# Work instructions
Starting at the top of the listing, extract every line up to and including the one with "2.935, 2.985, 3.04];". Pictures stay out of the copy.

— Begin Data block —

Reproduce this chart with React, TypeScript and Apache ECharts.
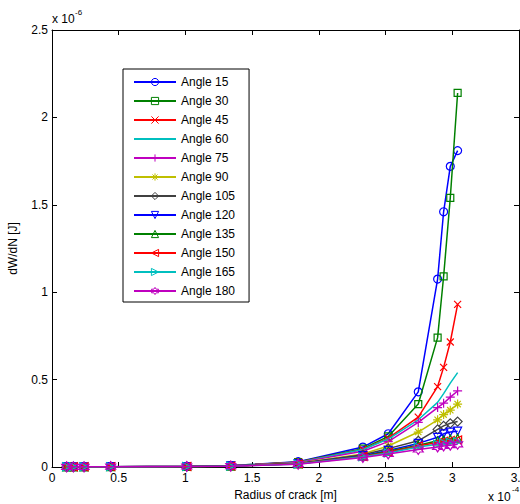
import React, { useEffect, useRef } from "react";
import * as echarts from "echarts";

// Radius of crack, in units of 1e-4 m (axis shows "x 10^-4")
const radius = [0.11, 0.16, 0.24, 0.44, 1.01, 1.34, 1.845, 2.33, 2.52, 2.745, 2.89, 2.935, 2.985, 3.04];

// dW/dN, in units of 1e-6 J (axis shows "x 10^-6")
const angle15 = [0.001, 0.001, 0.001, 0.002, 0.004, 0.008, 0.03, 0.114, 0.19, 0.43, 1.075, 1.46, 1.72, 1.81];
const angle30 = [0.001, 0.001, 0.001, 0.002, 0.004, 0.008, 0.028, 0.105, 0.175, 0.36, 0.74, 1.09, 1.54, 2.14];
const angle45 = [0.001, 0.001, 0.001, 0.002, 0.004, 0.007, 0.027, 0.1, 0.165, 0.285, 0.46, 0.57, 0.715, 0.93];
const angle60 = [0.001, 0.001, 0.001, 0.002, 0.004, 0.007, 0.026, 0.1, 0.16, 0.27, 0.37, 0.42, 0.48, 0.54];
const angle75 = [0.001, 0.001, 0.001, 0.002, 0.004, 0.007, 0.025, 0.09, 0.145, 0.255, 0.34, 0.365, 0.4, 0.435];
const angle90 = [0.001, 0.001, 0.001, 0.002, 0.003, 0.006, 0.022, 0.075, 0.12, 0.2, 0.27, 0.3, 0.325, 0.36];
const angle105 = [0.001, 0.001, 0.001, 0.002, 0.003, 0.006, 0.02, 0.07, 0.105, 0.15, 0.215, 0.235, 0.25, 0.26];
const angle120 = [0.001, 0.001, 0.001, 0.002, 0.003, 0.006, 0.019, 0.065, 0.095, 0.135, 0.17, 0.19, 0.2, 0.205];
const angle135 = [0.001, 0.001, 0.001, 0.002, 0.003, 0.005, 0.018, 0.062, 0.09, 0.125, 0.15, 0.155, 0.16, 0.165];
const angle150 = [0.001, 0.001, 0.001, 0.002, 0.003, 0.005, 0.018, 0.06, 0.085, 0.12, 0.14, 0.148, 0.152, 0.155];
const angle165 = [0.001, 0.001, 0.001, 0.002, 0.003, 0.005, 0.017, 0.058, 0.08, 0.115, 0.13, 0.137, 0.142, 0.145];
const angle180 = [0.001, 0.001, 0.001, 0.002, 0.003, 0.005, 0.016, 0.055, 0.075, 0.1, 0.115, 0.12, 0.125, 0.13];

const seriesNames = ["Angle 15", "Angle 30", "Angle 45", "Angle 60", "Angle 75", "Angle 90", "Angle 105", "Angle 120", "Angle 135", "Angle 150", "Angle 165", "Angle 180"];
const seriesValues = [angle15, angle30, angle45, angle60, angle75, angle90, angle105, angle120, angle135, angle150, angle165, angle180];

const xTicks = { min: 0, max: 3.5, interval: 0.5 };
const yTicks = { min: 0, max: 2.5, interval: 0.5 };

const C_BLUE = "#0000ff";
const C_GREEN = "#008000";
const C_RED = "#ff0000";
const C_CYAN = "#00bfbf";
const C_MAGENTA = "#bf00bf";
const C_YELLOW = "#bfbf00";
const C_GRAY = "#404040";

const X_PATH = "path://M0,0L10,10M10,0L0,10";
const PLUS_PATH = "path://M5,0L5,10M0,5L10,5";
const STAR_PATH = "path://M5,0L5,10M0,5L10,5M1.5,1.5L8.5,8.5M8.5,1.5L1.5,8.5";
const HEX_PATH = "path://M5,0L6.443,2.5L9.33,2.5L7.887,5L9.33,7.5L6.443,7.5L5,10L3.557,7.5L0.67,7.5L2.113,5L0.67,2.5L3.557,2.5Z";

const styles = [
  { color: C_BLUE, symbol: "circle", size: 8, rotate: 0 },
  { color: C_GREEN, symbol: "rect", size: 7, rotate: 0 },
  { color: C_RED, symbol: X_PATH, size: 7, rotate: 0 },
  { color: C_CYAN, symbol: "none", size: 0, rotate: 0 },
  { color: C_MAGENTA, symbol: PLUS_PATH, size: 9, rotate: 0 },
  { color: C_YELLOW, symbol: STAR_PATH, size: 9, rotate: 0 },
  { color: C_GRAY, symbol: "diamond", size: 9, rotate: 0 },
  { color: C_BLUE, symbol: "triangle", size: 8, rotate: 180 },
  { color: C_GREEN, symbol: "triangle", size: 8, rotate: 0 },
  { color: C_RED, symbol: "triangle", size: 8, rotate: 90 },
  { color: C_CYAN, symbol: "triangle", size: 8, rotate: -90 },
  { color: C_MAGENTA, symbol: HEX_PATH, size: 10, rotate: 0 },
];

const FONT = "Liberation Sans";

export default function App() {
  const ref = useRef<HTMLDivElement>(null);
  useEffect(() => {
    if (!ref.current) return;
    const chart = echarts.init(ref.current, null, { renderer: "svg" });
    const series = seriesNames.map((name, i) => {
      const s = styles[i];
      return {
        name,
        type: "line",
        data: radius.map((x, k) => [x, seriesValues[i][k]]),
        symbol: s.symbol,
        symbolSize: s.size,
        symbolRotate: s.rotate,
        showSymbol: s.symbol !== "none",
        lineStyle: { color: s.color, width: 1.5 },
        itemStyle: {
          color: "transparent",
          borderColor: s.color,
          borderWidth: s.symbol === "none" ? 0 : 1.2,
        },
        emphasis: { disabled: true },
        z: 2 + i,
      };
    });
    const axisCommon = {
      type: "value",
      axisLine: { show: true, onZero: false, lineStyle: { color: "#000", width: 1 } },
      axisTick: { show: true, inside: true, length: 5, lineStyle: { color: "#000", width: 1 } },
      splitLine: { show: false },
    };
    chart.setOption({
      animation: false,
      grid: { left: 52, top: 30, right: 1, bottom: 37, containLabel: false, outerBoundsMode: "none" },
      legend: {
        orient: "vertical",
        left: 123,
        top: 69,
        itemWidth: 42,
        itemHeight: 9,
        itemGap: 5,
        padding: [6, 14, 4, 10],
        backgroundColor: "#fff",
        borderColor: "#000",
        borderWidth: 1,
        borderRadius: 0,
        selectedMode: false,
        textStyle: { fontFamily: FONT, fontSize: 12, color: "#000", lineHeight: 14 },
        data: seriesNames.map((name, i) => ({
          name,
          itemStyle: { borderWidth: styles[i].symbol === "none" ? 0 : 1 },
        })),
      },
      xAxis: [
        {
          ...axisCommon,
          ...xTicks,
          position: "bottom",
          name: "Radius of crack [m]",
          nameLocation: "middle",
          nameGap: 17,
          nameTextStyle: { fontFamily: FONT, fontSize: 12, color: "#000" },
          axisLabel: { margin: 5, fontFamily: FONT, fontSize: 12, color: "#000", showMaxLabel: true },
        },
        {
          ...axisCommon,
          ...xTicks,
          position: "top",
          axisLabel: { show: false },
        },
      ],
      yAxis: [
        {
          ...axisCommon,
          ...yTicks,
          position: "left",
          name: "dW/dN [J]",
          nameLocation: "middle",
          nameGap: 33,
          nameTextStyle: { fontFamily: FONT, fontSize: 12, color: "#000" },
          axisLabel: { margin: 4, fontFamily: FONT, fontSize: 12, color: "#000" },
        },
        {
          ...axisCommon,
          ...yTicks,
          position: "right",
          axisLabel: { show: false },
        },
      ],
      graphic: [
        { type: "text", left: 52, top: 13, style: { text: "x 10", font: `12px "${FONT}"`, fill: "#000" } },
        { type: "text", left: 75, top: 8, style: { text: "-6", font: `8px "${FONT}"`, fill: "#000" } },
        { type: "text", left: 488, top: 491, style: { text: "x 10", font: `12px "${FONT}"`, fill: "#000" } },
        { type: "text", left: 512, top: 485, style: { text: "-4", font: `8px "${FONT}"`, fill: "#000" } },
      ],
      series,
    });
    return () => chart.dispose();
  }, []);
  return <div ref={ref} style={{ position: "absolute", left: 0, top: 0, width: 520, height: 504, background: "#fff" }} />;
}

— End Data block —

# The result
Reproduce this chart with React, TypeScript and Apache ECharts.
import React, { useEffect, useRef } from "react";
import * as echarts from "echarts";

// Radius of crack, in units of 1e-4 m (axis shows "x 10^-4")
const radius = [0.11, 0.16, 0.24, 0.44, 1.01, 1.34, 1.845, 2.33, 2.52, 2.745, 2.89, 2.935, 2.985, 3.04];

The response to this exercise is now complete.